Your task is to extract every entry that follows word for word while excluding the pictures.

◆ Extracted data entries:
>> begin
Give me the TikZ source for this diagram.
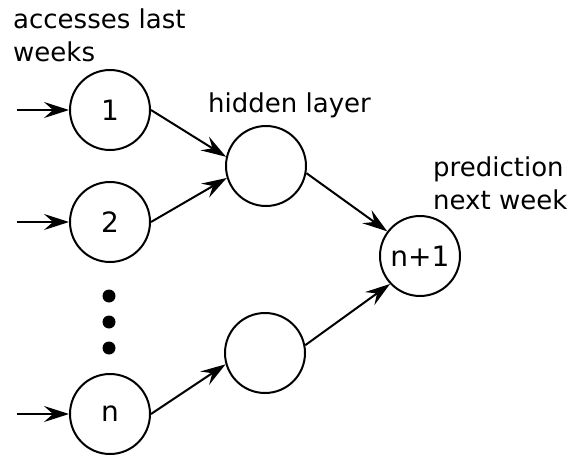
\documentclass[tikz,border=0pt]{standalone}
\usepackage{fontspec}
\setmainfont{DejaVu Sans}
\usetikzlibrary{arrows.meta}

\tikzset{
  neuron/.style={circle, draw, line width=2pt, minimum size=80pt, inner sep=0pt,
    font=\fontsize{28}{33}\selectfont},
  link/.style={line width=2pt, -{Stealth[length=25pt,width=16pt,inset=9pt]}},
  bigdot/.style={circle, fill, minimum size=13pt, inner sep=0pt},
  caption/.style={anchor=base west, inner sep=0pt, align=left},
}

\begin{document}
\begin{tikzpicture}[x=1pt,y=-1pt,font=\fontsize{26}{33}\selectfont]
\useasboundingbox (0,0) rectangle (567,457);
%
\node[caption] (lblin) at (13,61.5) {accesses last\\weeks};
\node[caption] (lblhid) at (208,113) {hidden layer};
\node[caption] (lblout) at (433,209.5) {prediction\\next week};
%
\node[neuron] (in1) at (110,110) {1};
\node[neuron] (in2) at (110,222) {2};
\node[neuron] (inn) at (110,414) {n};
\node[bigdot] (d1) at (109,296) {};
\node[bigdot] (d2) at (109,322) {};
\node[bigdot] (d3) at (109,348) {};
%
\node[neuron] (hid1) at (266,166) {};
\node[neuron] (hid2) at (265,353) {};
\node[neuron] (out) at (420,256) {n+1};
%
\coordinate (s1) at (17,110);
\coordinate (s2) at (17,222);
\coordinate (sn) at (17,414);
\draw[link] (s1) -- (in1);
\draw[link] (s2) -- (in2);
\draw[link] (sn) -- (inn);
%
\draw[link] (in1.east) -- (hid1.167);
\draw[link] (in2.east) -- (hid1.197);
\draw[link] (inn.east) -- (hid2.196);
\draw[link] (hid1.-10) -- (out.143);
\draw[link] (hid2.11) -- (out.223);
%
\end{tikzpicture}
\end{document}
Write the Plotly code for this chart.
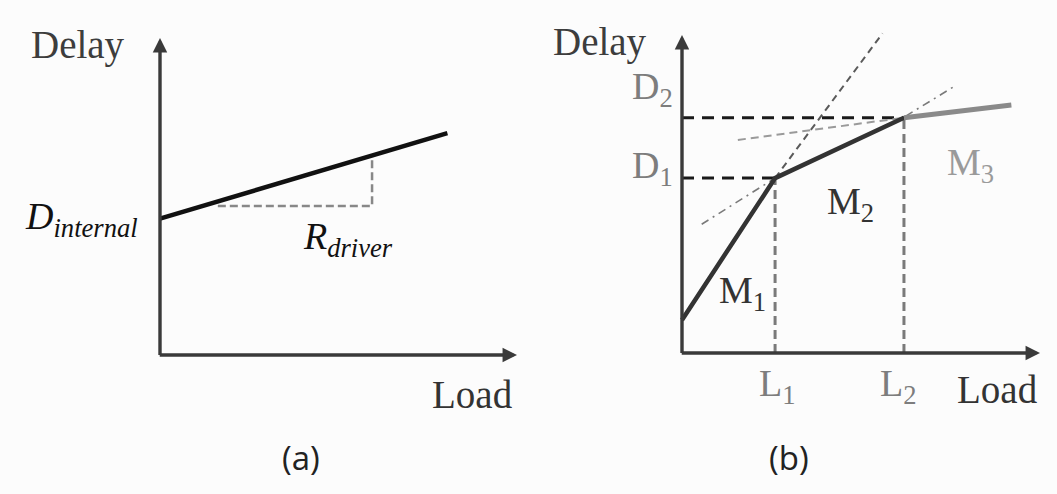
>> end
◆ Reply:
Give me the TikZ source for this diagram.
\documentclass[tikz,border=0pt]{standalone}
\usepackage{fontspec}
\setmainfont{DejaVu Sans}
\usetikzlibrary{arrows.meta}

\tikzset{
  neuron/.style={circle, draw, line width=2pt, minimum size=80pt, inner sep=0pt,
    font=\fontsize{28}{33}\selectfont},
  link/.style={line width=2pt, -{Stealth[length=25pt,width=16pt,inset=9pt]}},
  bigdot/.style={circle, fill, minimum size=13pt, inner sep=0pt},
  caption/.style={anchor=base west, inner sep=0pt, align=left},
}

\begin{document}
\begin{tikzpicture}[x=1pt,y=-1pt,font=\fontsize{26}{33}\selectfont]
\useasboundingbox (0,0) rectangle (567,457);
%
\node[caption] (lblin) at (13,61.5) {accesses last\\weeks};
\node[caption] (lblhid) at (208,113) {hidden layer};
\node[caption] (lblout) at (433,209.5) {prediction\\next week};
%
\node[neuron] (in1) at (110,110) {1};
\node[neuron] (in2) at (110,222) {2};
\node[neuron] (inn) at (110,414) {n};
\node[bigdot] (d1) at (109,296) {};
\node[bigdot] (d2) at (109,322) {};
\node[bigdot] (d3) at (109,348) {};
%
\node[neuron] (hid1) at (266,166) {};
\node[neuron] (hid2) at (265,353) {};
\node[neuron] (out) at (420,256) {n+1};
%
\coordinate (s1) at (17,110);
\coordinate (s2) at (17,222);
\coordinate (sn) at (17,414);
\draw[link] (s1) -- (in1);
\draw[link] (s2) -- (in2);
\draw[link] (sn) -- (inn);
%
\draw[link] (in1.east) -- (hid1.167);
\draw[link] (in2.east) -- (hid1.197);
\draw[link] (inn.east) -- (hid2.196);
\draw[link] (hid1.-10) -- (out.143);
\draw[link] (hid2.11) -- (out.223);
%
\end{tikzpicture}
\end{document}
Write the Plotly code for this chart.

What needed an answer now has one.